Records contained in a dataset
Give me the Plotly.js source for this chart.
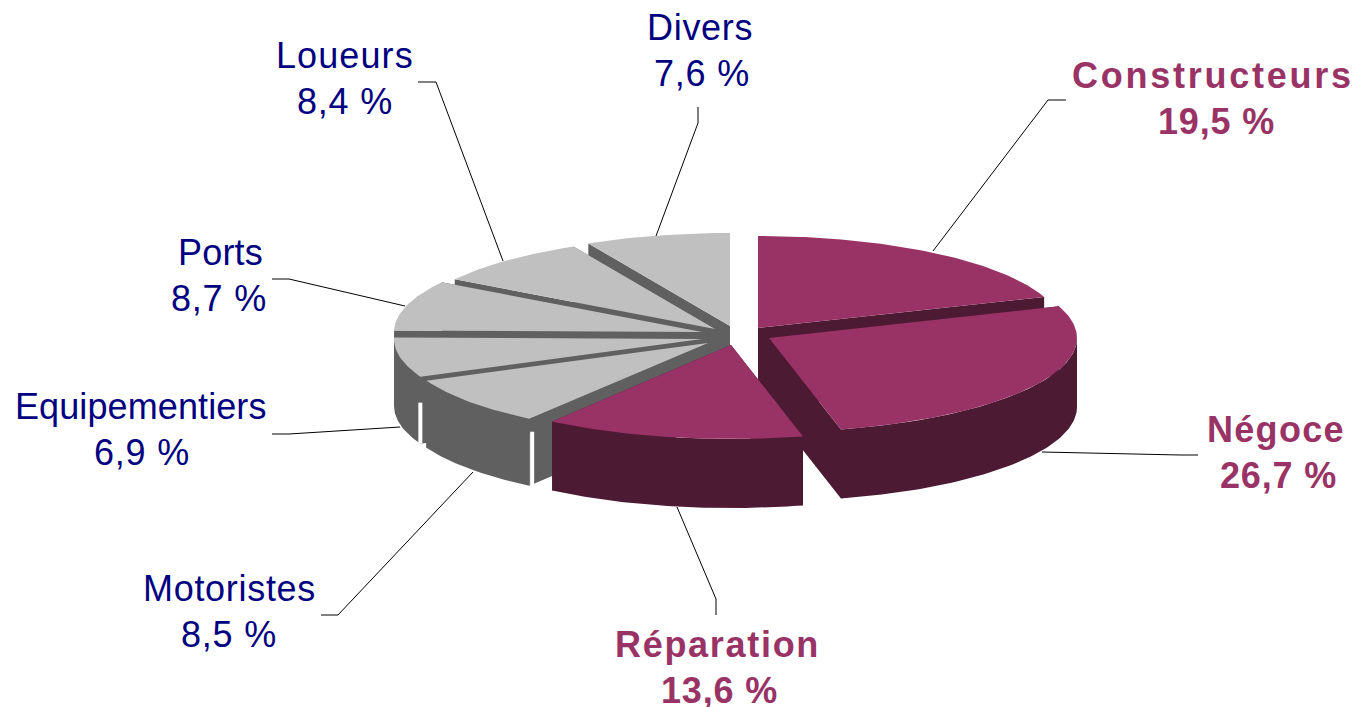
<!DOCTYPE html>
<html>
<head>
<meta charset="utf-8">
<script src="https://cdn.plot.ly/plotly-3.0.1.min.js"></script>
<style>html,body{margin:0;padding:0;background:#fff;overflow:hidden}#chart{width:1354px;height:707px}</style>
</head>
<body>
<div id="chart"></div>
<script>
// Data
const categories = ['Constructeurs','Négoce','Réparation','Motoristes','Equipementiers','Ports','Loueurs','Divers'];
const shares = [19.5,26.7,13.6,8.5,6.9,8.7,8.4,7.6];
const shareLabels = ['19,5 %','26,7 %','13,6 %','8,5 %','6,9 %','8,7 %','8,4 %','7,6 %'];

// Styling and projection of the tilted pie
const highlighted = [true,true,true,false,false,false,false,false];
const apexX = [758,769,731,708,702,702,715,730];
const apexY = [328,338,345,343,339,332,329,326];
const radiusXs = [304,308,308,308,308,308,308,308];
const radiusYs = [92,94,94,93,93,93,93,93];
const depths = [69,69,69,67,67,67,67,67];
const drawOrder = [7,6,5,4,3,0,1,2];
const nameX = [1213,1276,717,229,141,220,345,700];
const nameY = [75.5,429.5,644.5,588.5,406.5,252.5,55.5,27.5];
const numberX = [1216,1278.5,719.5,229,141.5,219,344.5,701.5];
const numberY = [121.5,475.5,690.5,634.5,452.5,298.5,101.5,73.5];
const nameSpacing = [2.75,1.3,1.7,0.7,0.1,0.2,1.1,0.7];
const numberSpacing = [0.85,0.85,0.85,0.8,0.8,0.8,0.8,0.8];
const leaderX = [[1066,1048,933],[1198,1180,1042],[716,716,677],[321,338,473],[272,289,400],[272,289,405],[418,436,503],[698,698,656]];
const leaderY = [[100,100,251],[455,455,452],[615,599,507],[615,615,472],[434,434,427],[279,279,306],[82,82,261],[107,123,236]];

const total = shares.reduce((a,b)=>a+b,0);
const startDeg = [], endDeg = [];
shares.reduce((acc,v,i)=>{startDeg[i]=acc*360/total; endDeg[i]=(acc+v)*360/total; return acc+v;},0);

function rim(i,deg,dy){
  const t = deg*Math.PI/180;
  return [apexX[i]+radiusXs[i]*Math.sin(t), apexY[i]-radiusYs[i]*Math.cos(t)+(dy||0)];
}
function arc(i,a,b,dy){
  const n = Math.max(2,Math.ceil(Math.abs(b-a)));
  const pts = [];
  for(let k=0;k<=n;k++) pts.push(rim(i,a+(b-a)*k/n,dy));
  return pts;
}
function poly(points,color){
  const closed = points.concat([points[0]]);
  return {type:'scatter',mode:'lines',x:closed.map(p=>p[0]),y:closed.map(p=>p[1]),fill:'toself',
    fillcolor:color,line:{width:0,color:color},hoverinfo:'skip',showlegend:false,cliponaxis:false};
}

const traces = [];
drawOrder.forEach(i=>{
  const top = highlighted[i] ? '#993366' : '#C0C0C0';
  const side = highlighted[i] ? '#4D1A33' : '#606060';
  const depth = depths[i];
  [startDeg[i],endDeg[i]].forEach(deg=>{
    const r = rim(i,deg);
    traces.push(poly([[apexX[i],apexY[i]],r,[r[0],r[1]+depth],[apexX[i],apexY[i]+depth]],side));
  });
  const a = Math.max(startDeg[i],90), b = Math.min(endDeg[i],270);
  if(b>a) traces.push(poly(arc(i,a,b,0).concat(arc(i,b,a,depth)),side));
  traces.push(poly([[apexX[i],apexY[i]]].concat(arc(i,startDeg[i],endDeg[i],0)),top));
});

// The two white slits visible in the grey wall
[[3,3,13,3],[4,0,26,0]].forEach(([i,dx,t,b])=>{
  const r = rim(i,startDeg[i]);
  traces.push({type:'scatter',mode:'lines',x:[r[0]+dx,r[0]+dx],y:[r[1]+t,r[1]+depths[i]+b],
    line:{color:'#FFFFFF',width:4},hoverinfo:'skip',showlegend:false});
});

categories.forEach((c,i)=>{
  traces.push({type:'scatter',mode:'lines',x:leaderX[i],y:leaderY[i],
    line:{color:'#000000',width:1},hoverinfo:'skip',showlegend:false});
});

function textNote(x,y,str,spacing,i){
  return {
    xref:'x',yref:'y',x:x,y:y,xanchor:'center',yanchor:'middle',showarrow:false,align:'center',
    text:'<span style="letter-spacing:'+spacing+'px">'+str+'</span>',
    font:{family:'"Liberation Sans",Arial,sans-serif',size:36,color:highlighted[i]?'#993366':'#000080',weight:highlighted[i]?'bold':'normal'}
  };
}
const annotations = [];
categories.forEach((c,i)=>{
  annotations.push(textNote(nameX[i],nameY[i],c,nameSpacing[i],i));
  annotations.push(textNote(numberX[i],numberY[i],shareLabels[i],numberSpacing[i],i));
});

Plotly.newPlot('chart',traces,{
  width:1354,height:707,margin:{l:0,r:0,t:0,b:0},
  paper_bgcolor:'#FFFFFF',plot_bgcolor:'#FFFFFF',showlegend:false,
  xaxis:{range:[0,1354],visible:false,fixedrange:true},
  yaxis:{range:[707,0],visible:false,fixedrange:true},
  annotations:annotations
},{displayModeBar:false,staticPlot:true});
</script>
</body>
</html>
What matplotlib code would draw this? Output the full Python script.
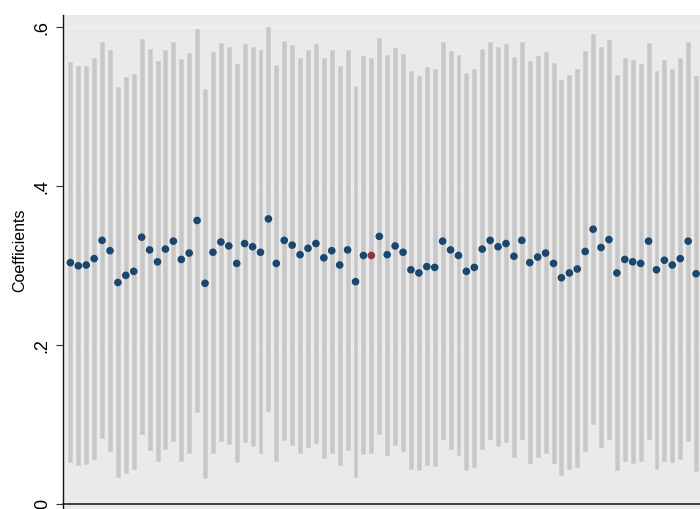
import matplotlib
matplotlib.use("Agg")
import matplotlib.pyplot as plt
import numpy as np

plt.rcParams["font.family"] = ["Liberation Sans", "DejaVu Sans"]

# Point estimates for each specification
coef = [
    0.304, 0.300, 0.301, 0.309, 0.332, 0.319, 0.279, 0.288, 0.293, 0.336,
    0.320, 0.305, 0.321, 0.331, 0.308, 0.316, 0.357, 0.278, 0.317, 0.330,
    0.325, 0.303, 0.328, 0.324, 0.317, 0.359, 0.303, 0.332, 0.326, 0.314,
    0.322, 0.328, 0.310, 0.319, 0.301, 0.320, 0.280, 0.313, 0.313, 0.337,
    0.314, 0.325, 0.317, 0.295, 0.291, 0.299, 0.298, 0.331, 0.320, 0.313,
    0.293, 0.298, 0.321, 0.332, 0.324, 0.328, 0.312, 0.332, 0.304, 0.311,
    0.316, 0.303, 0.285, 0.291, 0.296, 0.318, 0.346, 0.323, 0.333, 0.291,
    0.308, 0.305, 0.303, 0.331, 0.295, 0.307, 0.301, 0.309, 0.331, 0.290,
    0.313,
]

# Upper bounds of the confidence intervals
ci_hi = [
    0.556, 0.551, 0.551, 0.562, 0.582, 0.571, 0.525, 0.537, 0.541, 0.585,
    0.573, 0.557, 0.572, 0.582, 0.560, 0.568, 0.598, 0.522, 0.569, 0.580,
    0.575, 0.554, 0.579, 0.575, 0.571, 0.600, 0.553, 0.583, 0.578, 0.562,
    0.572, 0.579, 0.562, 0.572, 0.551, 0.572, 0.526, 0.564, 0.562, 0.586,
    0.565, 0.574, 0.566, 0.545, 0.539, 0.550, 0.548, 0.581, 0.570, 0.565,
    0.543, 0.548, 0.573, 0.582, 0.575, 0.579, 0.563, 0.582, 0.557, 0.564,
    0.569, 0.555, 0.534, 0.540, 0.547, 0.570, 0.591, 0.575, 0.584, 0.540,
    0.561, 0.559, 0.554, 0.580, 0.545, 0.559, 0.548, 0.562, 0.582, 0.539,
    0.555,
]

# Lower bounds of the confidence intervals
ci_lo = [
    0.053, 0.049, 0.051, 0.057, 0.083, 0.067, 0.034, 0.040, 0.045, 0.088,
    0.068, 0.054, 0.069, 0.080, 0.055, 0.065, 0.116, 0.033, 0.065, 0.079,
    0.076, 0.053, 0.078, 0.073, 0.065, 0.117, 0.054, 0.081, 0.075, 0.065,
    0.072, 0.077, 0.058, 0.065, 0.050, 0.068, 0.034, 0.063, 0.065, 0.088,
    0.062, 0.075, 0.067, 0.044, 0.043, 0.049, 0.048, 0.082, 0.069, 0.062,
    0.043, 0.047, 0.069, 0.082, 0.073, 0.078, 0.060, 0.082, 0.052, 0.059,
    0.065, 0.052, 0.037, 0.044, 0.047, 0.067, 0.101, 0.072, 0.082, 0.043,
    0.055, 0.052, 0.054, 0.082, 0.045, 0.055, 0.053, 0.057, 0.080, 0.042,
    0.072,
]

highlight = 38  # specification drawn in red

y_ticks = [0, 0.2, 0.4, 0.6]
y_tick_labels = ["0", ".2", ".4", ".6"]

# ---- layout (pixels) ----
W, H = 700, 509
left_px = 62.5
step_px = 7.92          # horizontal distance between specifications
first_px = 70.4
top_px = 15.0
zero_px = 504.3         # pixel row of y = 0 (from top)
unit_px = 795.0         # pixels per 1.0 on the y scale

x0 = -(first_px - left_px) / step_px
x1 = 86
y_top = (zero_px - top_px) / unit_px
y_bot = -0.02

fig = plt.figure(figsize=(W / 100, H / 100), dpi=100)
ax_w = (x1 - x0) * step_px / W
ax_h = (y_top - y_bot) * unit_px / H
ax_bottom = (H - zero_px + y_bot * unit_px) / H
ax = fig.add_axes([left_px / W, ax_bottom, ax_w, ax_h])
ax.set_xlim(x0, x1)
ax.set_ylim(y_bot, y_top)
ax.set_facecolor("#eaeaea")

x = np.arange(len(coef))
coef_a = np.array(coef)
lo = np.array(ci_lo)
hi = np.array(ci_hi)

for gy in [0.2, 0.4, 0.6]:
    ax.axhline(gy, color="#eff2f2", lw=0.9, zorder=0.5)

ax.bar(x, hi - lo, bottom=lo, width=0.5, color="#c7c7c7",
       edgecolor="#cdcdcd", linewidth=0.4, zorder=1)

colors = ["#1a476f"] * len(coef)
colors[highlight] = "#90353b"
ax.scatter(x, coef_a, s=30, c=colors, edgecolors="none", zorder=3)

ax.set_yticks(y_ticks)
ax.set_yticklabels(y_tick_labels)
ax.tick_params(axis="y", length=7.5 * 0.72, width=0.8, color="#333333",
               pad=3.0, labelsize=13, labelrotation=90)
for lab in ax.get_yticklabels():
    lab.set_va("center")
ax.set_xticks([])

for s in ["top", "right"]:
    ax.spines[s].set_visible(False)
ax.spines["bottom"].set_position(("data", 0))
ax.spines["bottom"].set_color("#222222")
ax.spines["bottom"].set_linewidth(1.2)
ax.spines["left"].set_color("#111111")
ax.spines["left"].set_linewidth(1.0)

fig.text(20 / W, 1 - 250 / H, "Coefficients", rotation=90,
         ha="center", va="center", fontsize=11.5)

fig.savefig("out.png", dpi=100)
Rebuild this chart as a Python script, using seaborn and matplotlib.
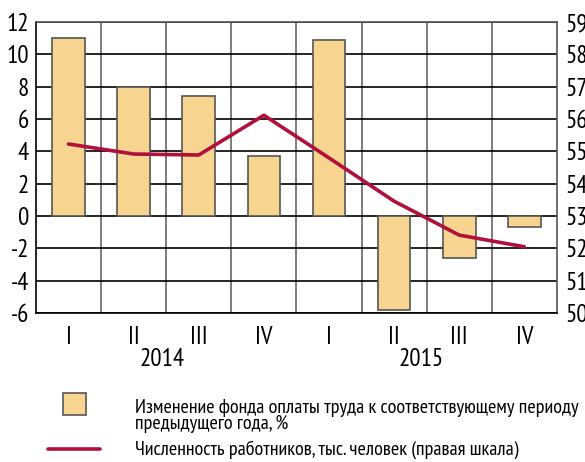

### Work instructions
Print the entries as they stand, first line through the line holding "const shareLabels = ['19,5", with every picture removed.

### Full solution
Give me the Plotly.js source for this chart.
<!DOCTYPE html>
<html>
<head>
<meta charset="utf-8">
<script src="https://cdn.plot.ly/plotly-3.0.1.min.js"></script>
<style>html,body{margin:0;padding:0;background:#fff;overflow:hidden}#chart{width:1354px;height:707px}</style>
</head>
<body>
<div id="chart"></div>
<script>
// Data
const categories = ['Constructeurs','Négoce','Réparation','Motoristes','Equipementiers','Ports','Loueurs','Divers'];
const shares = [19.5,26.7,13.6,8.5,6.9,8.7,8.4,7.6];
const shareLabels = ['19,5 %','26,7 %','13,6 %','8,5 %','6,9 %','8,7 %','8,4 %','7,6 %'];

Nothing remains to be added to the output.